Washington, D.C. – U.S. Senator Catherine Cortez Masto (D-Nev.) cosponsored the Blue Water Navy Vietnam Veterans Act introduced by Senators Kirsten Gillibrand (D-N.Y.) and Steve Daines (R-Mont.), legislation to ensure that thousands of Navy veterans, known as ‘Blue Water’ veterans, are able to receive the disability and health care benefits they earned after exposure to Agent Orange while fighting in the Vietnam War.

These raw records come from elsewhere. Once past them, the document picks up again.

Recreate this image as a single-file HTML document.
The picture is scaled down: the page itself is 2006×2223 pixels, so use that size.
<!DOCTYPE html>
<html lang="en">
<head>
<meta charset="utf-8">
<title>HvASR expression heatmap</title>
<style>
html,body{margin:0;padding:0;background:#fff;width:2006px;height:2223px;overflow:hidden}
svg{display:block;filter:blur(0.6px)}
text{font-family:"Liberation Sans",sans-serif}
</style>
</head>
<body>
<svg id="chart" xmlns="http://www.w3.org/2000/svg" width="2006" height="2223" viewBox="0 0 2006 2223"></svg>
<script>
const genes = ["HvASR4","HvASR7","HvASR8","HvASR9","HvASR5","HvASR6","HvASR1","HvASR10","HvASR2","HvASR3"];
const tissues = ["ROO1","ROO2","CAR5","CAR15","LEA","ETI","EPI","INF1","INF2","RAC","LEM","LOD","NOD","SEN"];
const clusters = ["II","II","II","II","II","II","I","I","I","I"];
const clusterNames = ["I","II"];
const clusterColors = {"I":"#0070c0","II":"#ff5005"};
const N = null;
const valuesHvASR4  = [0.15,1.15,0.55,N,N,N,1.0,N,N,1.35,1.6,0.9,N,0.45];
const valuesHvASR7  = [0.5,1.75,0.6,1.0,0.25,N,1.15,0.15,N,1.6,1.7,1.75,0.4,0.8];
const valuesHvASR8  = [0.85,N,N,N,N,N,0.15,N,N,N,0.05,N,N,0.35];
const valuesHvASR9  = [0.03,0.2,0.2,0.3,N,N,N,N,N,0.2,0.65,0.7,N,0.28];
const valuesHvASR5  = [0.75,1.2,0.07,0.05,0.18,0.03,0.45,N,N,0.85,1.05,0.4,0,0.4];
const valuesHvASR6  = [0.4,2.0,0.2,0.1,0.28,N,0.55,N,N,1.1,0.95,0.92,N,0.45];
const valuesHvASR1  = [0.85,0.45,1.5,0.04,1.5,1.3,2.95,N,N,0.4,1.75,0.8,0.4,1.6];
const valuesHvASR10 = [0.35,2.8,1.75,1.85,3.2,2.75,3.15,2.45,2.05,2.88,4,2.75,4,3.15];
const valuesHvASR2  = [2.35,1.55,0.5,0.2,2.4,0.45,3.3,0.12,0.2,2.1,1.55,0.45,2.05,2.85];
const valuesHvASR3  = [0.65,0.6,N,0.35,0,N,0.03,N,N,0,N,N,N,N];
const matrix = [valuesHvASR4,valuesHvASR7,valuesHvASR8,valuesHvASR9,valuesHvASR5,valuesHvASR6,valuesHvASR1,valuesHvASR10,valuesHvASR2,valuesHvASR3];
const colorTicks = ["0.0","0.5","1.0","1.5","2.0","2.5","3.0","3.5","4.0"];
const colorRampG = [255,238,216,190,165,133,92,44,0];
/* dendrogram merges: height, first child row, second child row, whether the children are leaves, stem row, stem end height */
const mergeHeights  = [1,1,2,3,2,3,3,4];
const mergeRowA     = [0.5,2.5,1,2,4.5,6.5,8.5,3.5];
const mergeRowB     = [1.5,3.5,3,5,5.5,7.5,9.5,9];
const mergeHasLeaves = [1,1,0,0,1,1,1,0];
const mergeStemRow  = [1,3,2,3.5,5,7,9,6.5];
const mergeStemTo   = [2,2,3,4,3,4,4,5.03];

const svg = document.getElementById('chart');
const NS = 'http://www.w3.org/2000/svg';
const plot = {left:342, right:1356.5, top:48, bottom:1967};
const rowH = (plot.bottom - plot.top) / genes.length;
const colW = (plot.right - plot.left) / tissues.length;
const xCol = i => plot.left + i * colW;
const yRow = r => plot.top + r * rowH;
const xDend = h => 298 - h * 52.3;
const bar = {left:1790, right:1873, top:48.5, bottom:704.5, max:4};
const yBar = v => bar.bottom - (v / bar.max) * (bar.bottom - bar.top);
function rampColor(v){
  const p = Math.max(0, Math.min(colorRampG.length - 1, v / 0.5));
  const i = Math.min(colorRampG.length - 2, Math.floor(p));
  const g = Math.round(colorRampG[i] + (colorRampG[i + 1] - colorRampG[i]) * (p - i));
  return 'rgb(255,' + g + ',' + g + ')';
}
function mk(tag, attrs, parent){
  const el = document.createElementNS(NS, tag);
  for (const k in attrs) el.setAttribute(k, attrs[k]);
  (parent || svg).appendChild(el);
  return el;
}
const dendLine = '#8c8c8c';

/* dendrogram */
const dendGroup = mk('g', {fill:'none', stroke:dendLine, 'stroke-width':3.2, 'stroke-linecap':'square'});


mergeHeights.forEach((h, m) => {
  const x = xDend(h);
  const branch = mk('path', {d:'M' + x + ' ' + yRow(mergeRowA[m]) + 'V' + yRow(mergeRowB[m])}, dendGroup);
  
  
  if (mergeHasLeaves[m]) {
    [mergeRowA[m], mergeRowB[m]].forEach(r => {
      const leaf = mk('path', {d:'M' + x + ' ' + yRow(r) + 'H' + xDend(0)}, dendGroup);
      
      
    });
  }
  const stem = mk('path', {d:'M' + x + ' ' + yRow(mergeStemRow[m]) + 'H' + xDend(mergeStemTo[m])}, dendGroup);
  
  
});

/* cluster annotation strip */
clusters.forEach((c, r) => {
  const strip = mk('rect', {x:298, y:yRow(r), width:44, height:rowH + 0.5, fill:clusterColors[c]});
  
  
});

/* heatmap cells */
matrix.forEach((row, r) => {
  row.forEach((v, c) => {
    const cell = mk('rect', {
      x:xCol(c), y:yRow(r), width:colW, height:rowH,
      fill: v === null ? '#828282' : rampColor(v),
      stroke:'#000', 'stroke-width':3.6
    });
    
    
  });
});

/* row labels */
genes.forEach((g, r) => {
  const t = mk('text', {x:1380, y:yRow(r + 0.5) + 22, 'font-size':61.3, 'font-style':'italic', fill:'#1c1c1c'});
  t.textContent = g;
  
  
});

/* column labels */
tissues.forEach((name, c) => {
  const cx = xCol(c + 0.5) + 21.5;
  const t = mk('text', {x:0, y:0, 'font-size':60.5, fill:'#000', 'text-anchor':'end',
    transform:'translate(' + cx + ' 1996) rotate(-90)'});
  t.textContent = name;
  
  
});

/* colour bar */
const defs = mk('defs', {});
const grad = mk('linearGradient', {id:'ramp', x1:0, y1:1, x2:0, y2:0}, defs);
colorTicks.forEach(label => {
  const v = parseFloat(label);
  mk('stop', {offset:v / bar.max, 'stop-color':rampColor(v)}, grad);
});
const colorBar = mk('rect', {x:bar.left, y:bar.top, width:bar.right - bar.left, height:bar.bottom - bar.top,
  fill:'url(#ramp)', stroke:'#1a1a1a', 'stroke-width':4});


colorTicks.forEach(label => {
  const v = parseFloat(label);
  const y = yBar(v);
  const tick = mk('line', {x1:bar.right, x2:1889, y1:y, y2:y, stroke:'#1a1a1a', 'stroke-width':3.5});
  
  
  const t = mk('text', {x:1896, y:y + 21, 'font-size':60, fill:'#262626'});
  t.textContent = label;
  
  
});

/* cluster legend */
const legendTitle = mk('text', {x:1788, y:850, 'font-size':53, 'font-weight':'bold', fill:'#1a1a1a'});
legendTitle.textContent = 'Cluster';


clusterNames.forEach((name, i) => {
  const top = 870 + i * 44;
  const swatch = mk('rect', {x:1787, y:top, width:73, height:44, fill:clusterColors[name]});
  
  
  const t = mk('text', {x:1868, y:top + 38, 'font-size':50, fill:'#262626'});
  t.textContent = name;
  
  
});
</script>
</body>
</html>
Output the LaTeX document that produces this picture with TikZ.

“It is shameful that thousands of Blue Water veterans, who are potentially suffering from the harmful effects of exposure to Agent Orange, have been prevented from getting health care coverage they deserve for years because of a technicality in the law,” said Cortez Masto. “As a state home to close to 90,000 Vietnam veterans, we must enact this legislation to give Nevada veterans the compensation they earned and deserved. Our service members were unwitting victims to a highly toxic substance while bravely serving and defending our country. I will do everything I can to get them the care and support they need.”
The Blue Water Navy Vietnam Veterans Act would clarify the existing law so that Blue Water veterans would be covered by the Department of Veterans Affairs (VA) if they served within ‘territorial seas,’ or approximately 12 miles offshore of Vietnam. The legislation would make it easier for the VA to process Vietnam War veterans’ claims for service-connected health conditions and alleviate a portion of the VA’s backlog by extending presumptive coverage of Agent Orange benefits to these veterans.